MELISSA BLOCK, HOST:
As a slightly thinner Republican field battles onward from Iowa, we're going to hear now from Republican strategist Mike Murphy about the shape of the fight to come. Mike Murphy, welcome to the program.
MIKE MURPHY: Thank you. Good to be here.
BLOCK: And we should say up front, you have been an advisor in the past to Mitt Romney. You helped him get elected governor of Massachusetts. You're not, I gather, with the Romney campaign now, but you do still consider him a good friend.
MURPHY: No, I'm a friend, but - yeah, I'm friends and I give him a little free advice from time to time, but I'm not working for the campaign in any way.
BLOCK: Okay. Well, let me ask you this. Mitt Romney ended up with a smaller percentage of the vote in Iowa last night than he did four years ago. Why should the campaign look at that as progress? You could say that, you know, caucus-goers are even less enthusiastic about him now that they know more about him.
MURPHY: Well, I think part of the circus atmosphere we have in American politics now is a lot of over-analysis based on the expectations game. Well, he didn't win Lynn County. He won it last time. There must be something wrong in Cedar Rapids. Maybe it's Mormonism. You know, we get all these theories. The bottom line is he essentially tied with Rick Santorum. He can claim that he won and he has a lot of resources in the campaign.
I think the disaster for him would have been to lose and he didn't do that. I'm not sure they managed their expectations that well, but the bottom line is delegates and he came out of Iowa, he can claim he won and he's heading to New Hampshire, where he's quite strong.
BLOCK: OK, we just heard Newt Gingrich scoff at the notion, though, that Mitt Romney is the most electable of the Republican candidates. He said he has a very limited appeal in a conservative party. When you look at this field, the Republican electorate in 2012, do you see a party that's at war with itself, that's having an identity crisis?
MURPHY: No, I don't. I see some of the normal fissures. There's always some stress in the Republican Party between the movement conservative wing and the regular Republican wing. And Romney is kind of the classic regular Republican, center right.
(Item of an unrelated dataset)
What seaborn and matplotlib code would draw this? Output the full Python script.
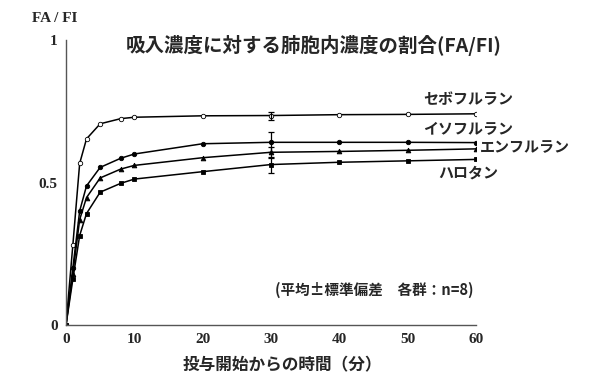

And then you've got a lot of energy on the movement conservative side, which isn't always going to nominate the candidate who's most attractive in the general election.
I mean, one thing about Newt Gingrich is he is not an attractive general election candidate for the Republican Party.
(SOUNDBITE OF LAUGHTER)
MURPHY: Now, I think Gingrich is right that Mitt does have vulnerabilities in Republican primaries. But the question is, is he conservative enough to be acceptable because people think he has the best shot to win the general election? So, I think it's going to come down to Romney and somebody. My guess is the somebody is Rick Santorum, and we'll see.
BLOCK: Do you think that Rick Santorum has staying power in this campaign?
MURPHY: I think the race wants to reduce itself to Romney, as the regular Republican and the front runner, and a movement conservative alternative that, out of Iowa, certainly looks to be Rick Santorum. So I think from a message point of view and a coalition point of view, Santorum has a lot of potential.
His problem - and I said this on television - is that organizing a campaign overnight in a whole bunch of states is like standing on your head drinking from a fire hose without drowning, while learning Chinese - very hard to do in very little time. What Santorum really needs is a one-on-one race with Romney, and he needs money and organization that he has put together quickly. Not impossible but a daunting challenge.
BLOCK: Mike Murphy, what do you make of the gathering that's coming up of social and religious conservative leaders? They're going to meet in Texas next week and to try to unite on a candidate to support, or not support. They say they don't want to split the vote and leave a clear path for Mitt Romney to become the nominee.
Does this become just a really big division in the party that leaves it too fractured to win in November?
MURPHY: Well, I think you're going to hear a lot from the professional conservative world about uniting. Now, whether or not they can achieve that or not, big open question. Generally, all these leaders have no army - most of them can't deliver a pizza, let alone a vote. Primary voters do what they want to do. But there will be a lot of noise and attempt to give Santorum a unified right to go after Romney. But, you know, that doesn't necessarily mean it'll happen because candidates make their own decisions, as do voters.
As far as a party being too fractured in the general election, you know, you hear that a lot but I think it's a myth. I remember when Barack Obama won the convention. There was all this talk about, well, the Hillary Clinton supporters will never vote for him. They're all going to vote for McCain. The women all hate him. And it's always wrong. Democrats vote for Democrats. Republicans vote for Republicans in the general election.
And the fight comes down to the ticket splitters in the middle. Romney has an opportunity here because, I think, the wrong way for him to handle the Santorum challenge would be to move more to the right, then try out social conservative Rick Santorum, which you cannot do.
Instead, I think, Romney has an opportunity to triangulate a little bit, and keep an eye on those general election swing voters that are going to be the secret to whether or not he actually - if he's nominated, becomes president or not.
BLOCK: OK. Republican strategist Mike Murphy, thanks so much.